We all know publications do those obits, keep them on file and update them as things happen.

That was very well written. Thanks.

Also The Atlantic (gift link):

The mom in Home Alone resonates because she’s not just the overworked, underappreciated parent the film sets her up to be—a subversion O’Hara epitomized throughout her career. She had a talent for subtle versatility, the kind that auteur directors picked up on by casting her in movies as different as Heartburn and After Hours. In her most ridiculous assignments, she ensured that her characters were rooted in something familiar, while in her most straightforward roles, O’Hara found ways to cut loose. Consider her most recent appearances: In the Hollywood-skewering comedy The Studio, O’Hara turned a laughable veteran executive into a sympathetic figure. In the postapocalyptic drama The Last of Us, O’Hara translated her character’s thinly veiled resentment into impeccably deployed zingers. She nabbed Emmy nominations for both performances last year.

O’Hara never anticipated such variety; after SCTV, she had trouble figuring out where she belonged as an actor. “Most of the offers I got were to do the work I’d already done,” she said in 1988. “I didn’t want to keep on repeating myself. The problem is that it’s very tough to get a shot at doing something else, especially when you’re not sure what ‘something else’ is.” She never did define that “something else.” Instead, she kept challenging what it could be.

I’m gonna bear your children!

My favorite role of hers was playing the actress in For Your Consideration. In particular the scene where’s she’s alone, watching the spokesman on TV giving out the names of people nominated for the Academy Awards, and going from hope to solemn despair. “Just say my name.”

I’ve been a fan since her SCTV days, and the world is a darker place without her. One of my favorite SCTV skits is Whispers of the Wolf, with the late, great Joe Flaherty as Count Floyd. SCTV Monster Chiller Horror Theatre: Whispers of the Wolf - YouTube

I was shocked when my daughter texted me about her dying. She will be missed.

Thanks for posting Whispers of the Wolf. Really really hilarious. I’d forgotten all about that.

I see Catherine every year in Home Alone.

It’s nice that she continued a friendship with Macaulay Culkin throughout the past 30 years.

John Heard played the dad in Home Alone. He died in 2017.

Catherine’s biggest tv role is 80 episodes of Schitt’s Creek.

RIP and thank you for all the laughs and entertainment

I literally just learned this today, and Nightmare Before Christmas is one of my favorite movies.

I looked at SCTV’s website and found the complete list of alumni. There are undreds of names, over 30 of whom I’m familiar with, and the ones still among us (not named in your post) include:
Dan Aykroid
Steve Colbert
Tina Fey
Shelley Long
Patrick McKenna (“Harold” on the Red Green Show)
Bill Murray
Amy Sedaris

I had no idea so many of these people were from SCTV.

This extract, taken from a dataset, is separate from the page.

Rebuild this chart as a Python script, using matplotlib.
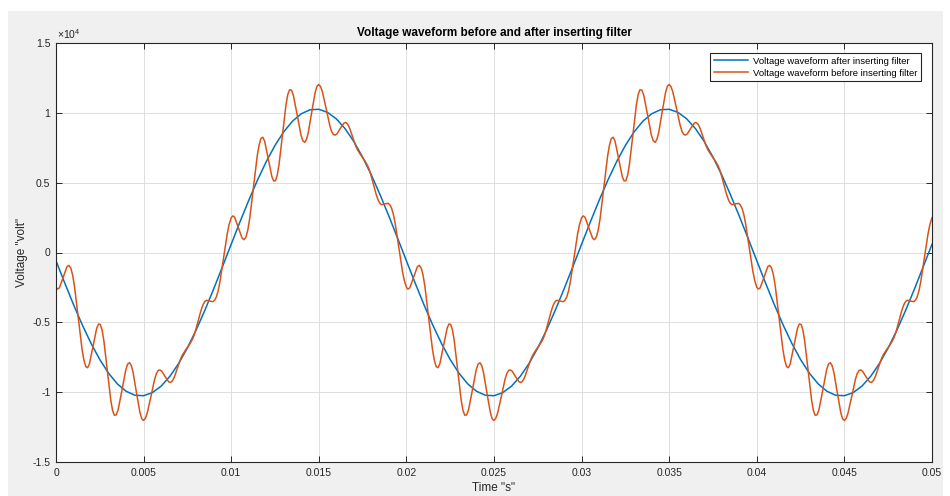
import numpy as np
import matplotlib
matplotlib.use("Agg")
from matplotlib import pyplot as plt
from matplotlib.patches import Rectangle

plt.rcParams["font.family"] = ["Liberation Sans", "DejaVu Sans"]
plt.rcParams["mathtext.fontset"] = "custom"
plt.rcParams["mathtext.rm"] = "Liberation Sans"

TITLE = "Voltage waveform before and after inserting filter"
LABEL_AFTER = "Voltage waveform after inserting filter"
LABEL_BEFORE = "Voltage waveform before inserting filter"

# filtered waveform, sampled every 0.5 ms from 0 to 0.05 s
after_v = [
    -592, -2188, -3731, -5181, -6505, -7668, -8642, -9404, -9934, -10220,
    -10253, -10034, -9569, -8867, -7947, -6832, -5548, -4128, -2607, -1020,
    592, 2188, 3731, 5181, 6505, 7668, 8642, 9404, 9934, 10220,
    10253, 10034, 9569, 8867, 7947, 6832, 5548, 4128, 2607, 1020,
    -592, -2188, -3731, -5181, -6505, -7668, -8642, -9404, -9934, -10220,
    -10253, -10034, -9569, -8867, -7947, -6832, -5548, -4128, -2607, -1020,
    592, 2188, 3731, 5181, 6505, 7668, 8642, 9404, 9934, 10220,
    10253, 10034, 9569, 8867, 7947, 6832, 5548, 4128, 2607, 1020,
    -592, -2188, -3731, -5181, -6505, -7668, -8642, -9404, -9934, -10220,
    -10253, -10034, -9569, -8867, -7947, -6832, -5548, -4128, -2607, -1020,
    592,
]
after_t = np.linspace(0, 0.05, len(after_v))

# sample times inside one 10 ms half cycle (ripple peaks and points between them)
half_t = [
    0.0, 0.0000875, 0.000195, 0.00041, 0.000625, 0.0007325, 0.00084, 0.0009475,
    0.001055, 0.00127, 0.001485, 0.0015925, 0.0017, 0.00180375, 0.0019075, 0.002115,
    0.0023225, 0.00242625, 0.00253, 0.00263, 0.00273, 0.00293, 0.00313, 0.00323,
    0.00333, 0.00343875, 0.0035475, 0.003765, 0.0039825, 0.00409125, 0.0042, 0.00429875,
    0.0043975, 0.004595, 0.0047925, 0.00489125, 0.00499, 0.00509625, 0.0052025, 0.005415,
    0.0056275, 0.00573375, 0.00584, 0.00593875, 0.0060375, 0.006235, 0.0064325, 0.00653125,
    0.00663, 0.00670375, 0.0067775, 0.006925, 0.0070725, 0.00714625, 0.00722, 0.007365,
    0.00751, 0.007655, 0.0078, 0.007875, 0.00795, 0.0081, 0.00825, 0.008325,
    0.0084, 0.00849375, 0.0085875, 0.008775, 0.0089625, 0.00905625, 0.00915, 0.00925375,
    0.0093575, 0.009565, 0.0097725, 0.00987625, 0.00998,
]
before_t = np.concatenate([np.array(half_t) + k * 0.01 for k in range(5)] + [[0.05]])

# unfiltered waveform, one row block per half cycle
before_v = [
    -2490, -2620, -2530, -1780, -1020, -920, -1100, -1600, -2420, -4670,
    -6910, -7700, -8170, -8250, -7980, -6720, -5430, -5120, -5150, -5550,
    -6300, -8470, -10600, -11310, -11650, -11630, -11260, -9860, -8410, -7990,
    -7890, -8100, -8570, -10040, -11460, -11890, -12030, -11890, -11520, -10330,
    -9090, -8660, -8440, -8410, -8500, -8900, -9260, -9310, -9210, -9050,
    -8840, -8300, -7750, -7520, -7330, -7040, -6780, -6510, -6180, -5950,
    -5670, -4970, -4270, -3970, -3720, -3510, -3420, -3480, -3520, -3410,
    -3190, -2750, -2100, -390, 1330, 1980, 2430,

    2490, 2620, 2530, 1780, 1020, 920, 1100, 1600, 2420, 4670,
    6910, 7700, 8170, 8250, 7980, 6720, 5430, 5120, 5150, 5550,
    6300, 8470, 10600, 11310, 11650, 11630, 11260, 9860, 8410, 7990,
    7890, 8100, 8570, 10040, 11460, 11890, 12030, 11890, 11520, 10330,
    9090, 8660, 8440, 8410, 8500, 8900, 9260, 9310, 9210, 9050,
    8840, 8300, 7750, 7520, 7330, 7040, 6780, 6510, 6180, 5950,
    5670, 4970, 4270, 3970, 3720, 3510, 3420, 3480, 3520, 3410,
    3190, 2750, 2100, 390, -1330, -1980, -2430,

    -2490, -2620, -2530, -1780, -1020, -920, -1100, -1600, -2420, -4670,
    -6910, -7700, -8170, -8250, -7980, -6720, -5430, -5120, -5150, -5550,
    -6300, -8470, -10600, -11310, -11650, -11630, -11260, -9860, -8410, -7990,
    -7890, -8100, -8570, -10040, -11460, -11890, -12030, -11890, -11520, -10330,
    -9090, -8660, -8440, -8410, -8500, -8900, -9260, -9310, -9210, -9050,
    -8840, -8300, -7750, -7520, -7330, -7040, -6780, -6510, -6180, -5950,
    -5670, -4970, -4270, -3970, -3720, -3510, -3420, -3480, -3520, -3410,
    -3190, -2750, -2100, -390, 1330, 1980, 2430,

    2490, 2620, 2530, 1780, 1020, 920, 1100, 1600, 2420, 4670,
    6910, 7700, 8170, 8250, 7980, 6720, 5430, 5120, 5150, 5550,
    6300, 8470, 10600, 11310, 11650, 11630, 11260, 9860, 8410, 7990,
    7890, 8100, 8570, 10040, 11460, 11890, 12030, 11890, 11520, 10330,
    9090, 8660, 8440, 8410, 8500, 8900, 9260, 9310, 9210, 9050,
    8840, 8300, 7750, 7520, 7330, 7040, 6780, 6510, 6180, 5950,
    5670, 4970, 4270, 3970, 3720, 3510, 3420, 3480, 3520, 3410,
    3190, 2750, 2100, 390, -1330, -1980, -2430,

    -2490, -2620, -2530, -1780, -1020, -920, -1100, -1600, -2420, -4670,
    -6910, -7700, -8170, -8250, -7980, -6720, -5430, -5120, -5150, -5550,
    -6300, -8470, -10600, -11310, -11650, -11630, -11260, -9860, -8410, -7990,
    -7890, -8100, -8570, -10040, -11460, -11890, -12030, -11890, -11520, -10330,
    -9090, -8660, -8440, -8410, -8500, -8900, -9260, -9310, -9210, -9050,
    -8840, -8300, -7750, -7520, -7330, -7040, -6780, -6510, -6180, -5950,
    -5670, -4970, -4270, -3970, -3720, -3510, -3420, -3480, -3520, -3410,
    -3190, -2750, -2100, -390, 1330, 1980, 2430,

    2490,
]

x_ticks = [0, 0.005, 0.01, 0.015, 0.02, 0.025, 0.03, 0.035, 0.04, 0.045, 0.05]
x_labels = ["0", "0.005", "0.01", "0.015", "0.02", "0.025", "0.03", "0.035", "0.04", "0.045", "0.05"]
y_ticks = [-1.5e4, -1e4, -0.5e4, 0, 0.5e4, 1e4, 1.5e4]
y_labels = ["-1.5", "-1", "-0.5", "0", "0.5", "1", "1.5"]

W, H = 950, 496
DARK = "#262626"

fig = plt.figure(figsize=(W / 100, H / 100), dpi=100, facecolor="white")
# grey window area of the screenshot, kept behind the axes
fig.patches.append(Rectangle((8 / W, 0), 935 / W, 485 / H, transform=fig.transFigure,
                             facecolor="#f0f0f0", edgecolor="none", zorder=-10))

ax = fig.add_axes([56 / W, 34 / H, 876 / W, 419 / H])
ax.set_zorder(1)
ax.set_facecolor("white")

ax.plot(after_t, after_v, color="#0072BD", lw=1.1, label=LABEL_AFTER)
ax.plot(before_t, before_v, color="#D95319", lw=1.1, label=LABEL_BEFORE)

ax.set_xlim(0, 0.05)
ax.set_ylim(-1.5e4, 1.5e4)
ax.set_xticks(x_ticks)
ax.set_xticklabels(x_labels)
ax.set_yticks(y_ticks)
ax.set_yticklabels(y_labels)

ax.grid(True, color="#dedede", lw=0.7)
ax.set_axisbelow(True)
ax.tick_params(direction="in", top=True, right=True, length=4, width=0.7,
               colors=DARK, labelsize=7.5, pad=4)
for s in ax.spines.values():
    s.set_color(DARK)
    s.set_linewidth(0.8)

ax.set_title(TITLE, fontsize=8.5, fontweight="bold", color="black", pad=5)
ax.set_xlabel('Time "s"', fontsize=8.5, color=DARK, labelpad=3)
ax.set_ylabel('Voltage "volt"', fontsize=8.5, color=DARK, labelpad=3)
ax.text(0.001, 1.004, r"$\times10^{4}$", transform=ax.transAxes, fontsize=7.5,
        color=DARK, ha="left", va="bottom")

leg = ax.legend(loc="upper right", bbox_to_anchor=(921 / W, 1 - 53 / H),
                bbox_transform=fig.transFigure, borderaxespad=0, fontsize=6.8,
                fancybox=False, framealpha=1, edgecolor=DARK, handlelength=3.6,
                handletextpad=0.5, borderpad=0.4, labelspacing=0.3)
leg.get_frame().set_linewidth(0.8)

fig.savefig("out.png", dpi=100, facecolor=fig.get_facecolor())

FYI, SCTV =/= The Second City.

The Second City is an improv theater group, which has troupes in Chicago (where it was founded, hence the name), Toronto, and New York. It’s been around since 1959, and yes, it has hundreds of alumni.

SCTV (or Second City Television) was a TV series originally founded by a group of members of the Toronto Second City troupe, and it took its name from that troupe. It has far fewer cast members, though all of the SCTV cast (except, I think, Rick Moranis) were also members of the Second City improv theater group.

None of the comedians and actors which you list there actually worked on the SCTV television show, though they were all members of a Second City theater group.